The fluid sample in the chamber 151 is removed therefrom by connecting the passage 142 to a source of pressure fluid which will operate to displace fluid from the chamber 102 back to the chamber 56. The motor 114 is operated to open the valve 108 placing the passages 110 and 112 in communication with each other so that the mineral oil or the like may be pumped back into the chamber 56 to displace the piston 58 toward to closure member 84 to displace the fluid sample from the chamber 151. If the fluid sample is a particularly viscous liquid, the heating element 50 may be energized to heat the fluid sample in the chamber 151 to facilitate flow of the sample out of the apparatus 20. When the fluid sample has been extracted, the stop member 153 is removed from the head 44 and the detent plunger 80 is retracted to allow the actuating rod 60 to be moved to position the closure member 84 back to the position illustrated in FIGS. 2C and 2D. The apparatus 20 may then be cleaned, if required, in preparation for capturing another fluid sample.
As will be appreciated from the foregoing description, the apparatus 20 advantageously relies on wellbore pressures exerted on the fluid being sampled to actuate the floating piston 58 and the closure member 84 to capture a suitable sample of fluid in the chamber 151. The generous sizing of the ports 34 and their proximity to the open end of the liner 48 which defines the chamber 151, also provides for collecting samples of particularly viscous fluids.
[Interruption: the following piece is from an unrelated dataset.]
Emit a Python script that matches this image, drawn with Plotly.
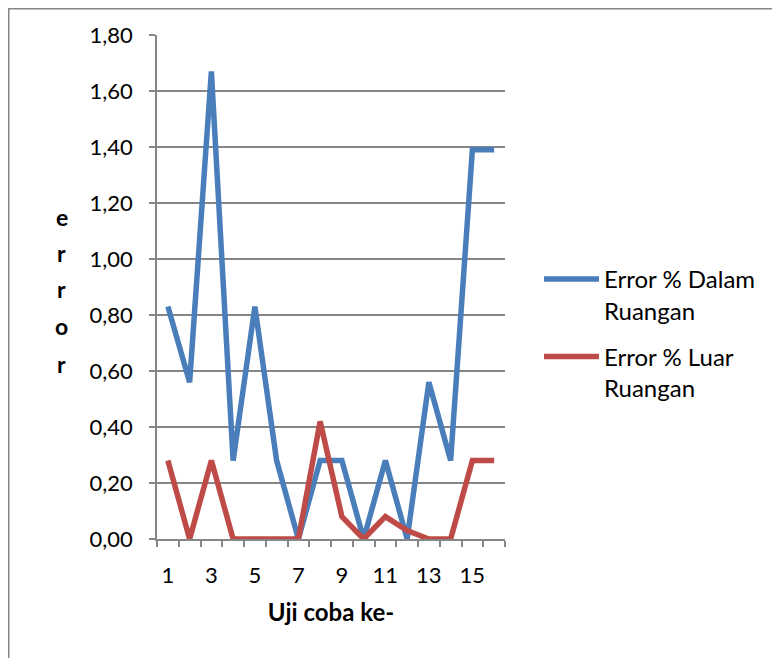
import plotly.graph_objects as go

trials = list(range(1, 17))
dalam = [0.83, 0.56, 1.67, 0.28, 0.83, 0.28, 0.00, 0.28, 0.28, 0.00, 0.28, 0.00, 0.56, 0.28, 1.39, 1.39]
luar = [0.28, 0.00, 0.28, 0.00, 0.00, 0.00, 0.00, 0.42, 0.08, 0.00, 0.08, 0.03, 0.00, 0.00, 0.28, 0.28]
series_names = ["Error % Dalam<br>Ruangan", "Error % Luar<br>Ruangan"]
x_tick_vals = [1, 3, 5, 7, 9, 11, 13, 15]
x_tick_text = ["1", "3", "5", "7", "9", "11", "13", "15"]
y_title_letters = ["e", "r", "r", "o", "r"]
x_title = "Uji coba ke-"

FONT = "Lato"
GRAY = "#868686"
W, H = 780, 658
OFF = 8  # page body margin
# plot area in screen pixels (reference)
PX0, PX1, PY0, PY1 = 157, 505, 35, 539
L = PX0 - OFF
T = PY0 - OFF
pw, ph = PX1 - PX0, PY1 - PY0
R = W - L - pw
B = H - T - ph

def px_x(px):
    return (px - PX0) / pw

def px_y(py):
    return (PY1 - py) / ph

fig = go.Figure()
fig.add_trace(go.Scatter(x=trials, y=dalam, mode="lines", name=series_names[0],
                         line=dict(color="#4A7EBB", width=5.5), legendgroup="a"))
fig.add_trace(go.Scatter(x=trials, y=luar, mode="lines", name=series_names[1],
                         line=dict(color="#BE4B48", width=5.5), legendgroup="b"))

annotations = []
letter_y = [217, 253, 289, 326, 364]
for ch, py in zip(y_title_letters, letter_y):
    annotations.append(dict(text="<b>" + ch + "</b>", x=px_x(62), y=px_y(py), xref="paper", yref="paper",
                            showarrow=False, font=dict(family=FONT, size=23, color="black"),
                            xanchor="center", yanchor="middle"))

fig.update_layout(
    width=W, height=H,
    margin=dict(l=L, r=R, t=T, b=B),
    paper_bgcolor="white", plot_bgcolor="white",
    separators=",.",
    font=dict(family=FONT, size=22, color="black"),
    showlegend=True,
    legend=dict(x=px_x(539), y=px_y(257), xanchor="left", yanchor="top",
                font=dict(family=FONT, size=24, color="black"),
                valign="top", itemwidth=55, tracegroupgap=12,
                bgcolor="rgba(0,0,0,0)"),
    annotations=annotations,
    shapes=[dict(type="rect", xref="paper", yref="paper", x0=px_x(OFF + 0.75), x1=px_x(820),
                 y0=px_y(720), y1=px_y(OFF + 0.75), line=dict(color=GRAY, width=1.5), layer="below")],
    xaxis=dict(range=[0.5, 16.5], tickvals=x_tick_vals, ticktext=x_tick_text,
               showgrid=False, zeroline=False, showline=True, linecolor=GRAY, linewidth=1.5,
               ticks="", ticklabelstandoff=16,
               tickfont=dict(family=FONT, size=22),
               minor=dict(ticks="outside", ticklen=6, tickcolor=GRAY, tickwidth=1.5,
                          tick0=0.5, dtick=1, showgrid=False),
               title=dict(text="<b>" + x_title + "</b>", font=dict(family=FONT, size=24), standoff=17)),
    yaxis=dict(range=[0, 1.8], dtick=0.2, tickformat=".2f", showgrid=True, gridcolor=GRAY, gridwidth=1.5,
               zeroline=False, showline=True, linecolor=GRAY, linewidth=1.5,
               tickfont=dict(family=FONT, size=22),
               ticks="outside", ticklen=6, tickcolor=GRAY, tickwidth=1.5, ticklabelstandoff=12),
)

fig.write_html("out.html")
Since a fluid is displaced from the chamber 56 during collection of a sample and this chamber is closed off by the valve member 108, there is substantially a balance of pressure forces acting on the piston 58 during retrieval and removal of the sample from the apparatus 20 even though the apparatus has been subjected to substantial wellbore pressures. Moreover, thanks to the arrangement of the closure member actuating rod 60 and detent plunger 80, a sample of fluid disposed in the chamber 151 is automatically captured in the chamber when a complete sample has been taken upon movement of the closure member 84 into the bore of the liner 48.
The apparatus 20 may be constructed of conventional engineering materials. The bore of the liner 48 is preferably provided with a hard abrasion resistant coating or other suitable hardening process. The piston 58 is initially positioned in the liner bore 55 such that the seals 59 and 61 are protected by the plug 82 and the unique seal protecting collar 88 also minimizes potential damage to the seals 86 on the closure member 84.
Although a preferred embodiment of the present invention has been described in detail herein, those skilled in the art will recognize that various substitutions and modifications may be made to the specific embodiment described without departing from the scope and spirit of the invention as recited in the appended claims.